Based on an analysis of the descriptions of NEA grants awarded in 2016 available on its website, last year the agency earmarked approximately $1.9 million dollars, or one-third of its total arts-education budget, to programs that were specifically designed to serve public schools. Some of these grants went directly to districts to support in-school instruction or teacher training; others were awarded to off-site arts programs exclusively reserved for public school students.

However, a smaller number of grants were funneled either to charter schools, Christian-based arts programming (for example, a Harlem-based gospel-music society), or to organizations and summer programs that presumably serve youth regardless of where they attend class. Will the NEA be under pressure to favor these latter institutions under the current administration?

Sanderson’s final point is perhaps his most persuasive, although even here, I remain unconvinced. The way he sees it, Trump is a native New Yorker and real estate developer who understands pragmatically that the arts are good for business. As Sanderson puts it, “Donald Trump knows that if Broadway isn’t there, no one’s staying in his hotels.” He also reminds me that Trump’s second wife, Marla Maples, was a replacement for the female lead in Will Rogers Follies back in 1992. Sanderson claims that Trump also invested in the show, which proves at the very least that he recognizes the value of populist art.

However, I could find no evidence that Trump put money into the production. Rather, it seems more likely that this was a mutually beneficial arrangement between himself and Pierre Cossette, who was the show’s lead producer and a close personal friend of the billionaire. Ticket sales were sagging. Maples was desperate for a Broadway show. Cossette saw the value of exploiting her tabloid “stardom” to boost box office, and Donald wanted to play William Randolph Hearst to Marla’s Marion Davies. The capital in this instance was more social and sexual than monetary. We reached out to a representative for Ms. Maples, who declined to even seek comment given Trump's history.

Undaunted, Sanderson continues along this pragmatic line of argumentation: “There’s not a lot of ideology to what’s he’s going to be doing. He’s treated the Republican party like any other of his business dealings. It’s like a distressed company that he’s taken over. He’ll extract as much profit as he can from the arrangement, and then he’ll move on. There aren’t enough ideologues within it who can oppose him.”

But there are, Blanche. There are.

The NEA is a minuscule line item within the vast federal bureaucracy, yet it exerts an enormous symbolic charge on both liberals and conservatives. The Republican governing coalition we now know will be an uneasy alliance of traditional career conservative politicians, hardline Tea Party/neo-fascist radicals, and bottom-line-obsessed plundering plutocrats. Clearly the center cannot hold.

The last of the Heritage Foundation’s ten reasons for doing away with the agency is that “federal arts subsidies pose the danger of federal control over expression.” Conservatives have always had a fear that government arts funding was the first skid down the slippery slope to totalitarian-style propaganda.
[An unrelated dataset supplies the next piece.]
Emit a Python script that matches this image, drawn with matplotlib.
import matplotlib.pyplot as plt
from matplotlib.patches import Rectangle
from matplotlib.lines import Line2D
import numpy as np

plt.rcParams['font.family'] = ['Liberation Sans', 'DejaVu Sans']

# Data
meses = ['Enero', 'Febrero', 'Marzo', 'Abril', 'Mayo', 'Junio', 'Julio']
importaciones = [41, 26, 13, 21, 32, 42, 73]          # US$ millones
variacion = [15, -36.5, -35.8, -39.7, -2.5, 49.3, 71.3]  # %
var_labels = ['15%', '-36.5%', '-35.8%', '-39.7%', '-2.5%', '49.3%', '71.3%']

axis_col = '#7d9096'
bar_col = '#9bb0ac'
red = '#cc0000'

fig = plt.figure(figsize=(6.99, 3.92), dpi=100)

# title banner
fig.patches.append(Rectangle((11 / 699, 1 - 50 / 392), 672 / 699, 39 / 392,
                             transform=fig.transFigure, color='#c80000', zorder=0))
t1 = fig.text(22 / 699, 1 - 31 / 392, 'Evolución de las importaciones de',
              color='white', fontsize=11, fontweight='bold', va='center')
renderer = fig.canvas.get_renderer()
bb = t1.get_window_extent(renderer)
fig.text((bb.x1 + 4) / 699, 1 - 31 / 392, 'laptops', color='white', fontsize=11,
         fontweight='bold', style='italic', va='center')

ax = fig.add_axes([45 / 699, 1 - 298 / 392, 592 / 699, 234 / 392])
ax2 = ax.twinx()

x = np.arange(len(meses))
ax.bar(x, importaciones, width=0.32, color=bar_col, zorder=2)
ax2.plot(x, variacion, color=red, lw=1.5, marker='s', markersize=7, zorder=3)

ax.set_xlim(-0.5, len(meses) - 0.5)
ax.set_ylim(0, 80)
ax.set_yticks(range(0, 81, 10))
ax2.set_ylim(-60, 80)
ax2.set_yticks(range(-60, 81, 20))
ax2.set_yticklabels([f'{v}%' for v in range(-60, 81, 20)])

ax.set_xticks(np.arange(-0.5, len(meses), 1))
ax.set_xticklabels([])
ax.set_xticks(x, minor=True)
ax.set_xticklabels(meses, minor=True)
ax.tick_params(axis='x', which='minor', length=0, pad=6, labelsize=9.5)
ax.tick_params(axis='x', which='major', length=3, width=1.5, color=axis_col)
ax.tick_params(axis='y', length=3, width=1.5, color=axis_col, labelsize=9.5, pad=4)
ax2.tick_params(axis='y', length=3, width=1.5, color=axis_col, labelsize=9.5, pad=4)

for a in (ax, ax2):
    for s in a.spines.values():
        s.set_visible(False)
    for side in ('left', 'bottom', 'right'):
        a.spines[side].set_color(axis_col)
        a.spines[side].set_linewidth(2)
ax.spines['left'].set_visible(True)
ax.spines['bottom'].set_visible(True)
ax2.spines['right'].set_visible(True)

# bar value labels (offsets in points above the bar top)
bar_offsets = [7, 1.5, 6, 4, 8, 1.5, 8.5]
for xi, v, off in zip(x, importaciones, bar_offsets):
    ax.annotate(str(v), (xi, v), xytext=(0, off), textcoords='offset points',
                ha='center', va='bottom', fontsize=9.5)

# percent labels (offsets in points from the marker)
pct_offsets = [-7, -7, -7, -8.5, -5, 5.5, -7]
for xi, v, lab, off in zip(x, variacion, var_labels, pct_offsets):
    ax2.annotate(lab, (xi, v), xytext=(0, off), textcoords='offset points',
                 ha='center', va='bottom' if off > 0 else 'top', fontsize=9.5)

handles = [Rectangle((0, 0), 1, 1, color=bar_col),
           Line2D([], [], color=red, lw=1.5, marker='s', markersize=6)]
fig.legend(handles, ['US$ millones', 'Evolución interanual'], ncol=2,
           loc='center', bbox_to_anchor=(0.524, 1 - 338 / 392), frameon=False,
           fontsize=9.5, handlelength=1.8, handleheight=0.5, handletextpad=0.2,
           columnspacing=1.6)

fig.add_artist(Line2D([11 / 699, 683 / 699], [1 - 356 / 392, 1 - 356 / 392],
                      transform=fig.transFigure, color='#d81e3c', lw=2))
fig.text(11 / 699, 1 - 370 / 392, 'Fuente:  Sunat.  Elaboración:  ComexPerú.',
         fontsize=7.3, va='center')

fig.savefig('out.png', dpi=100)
What might happen if or when the ideologues who want to destroy the agency, the ideologues who want to use the agency, and Trump’s own business interests and show-biz instincts collide? It would be an irony worthy of the Bard if the little agency that has always had to fight for its existence brought down the plague on all their houses.

Whether Sanderson or any other potential chair will be able to physic the agency through the turbulent times ahead could possibly prove as dramatic as an NEA-funded theater piece.

UPDATED (1/23/2017 12:33 p.m.) - This story was updated to note that a representative for Marla Maples declined to comment on Trump's history with the Will Rogers Follies.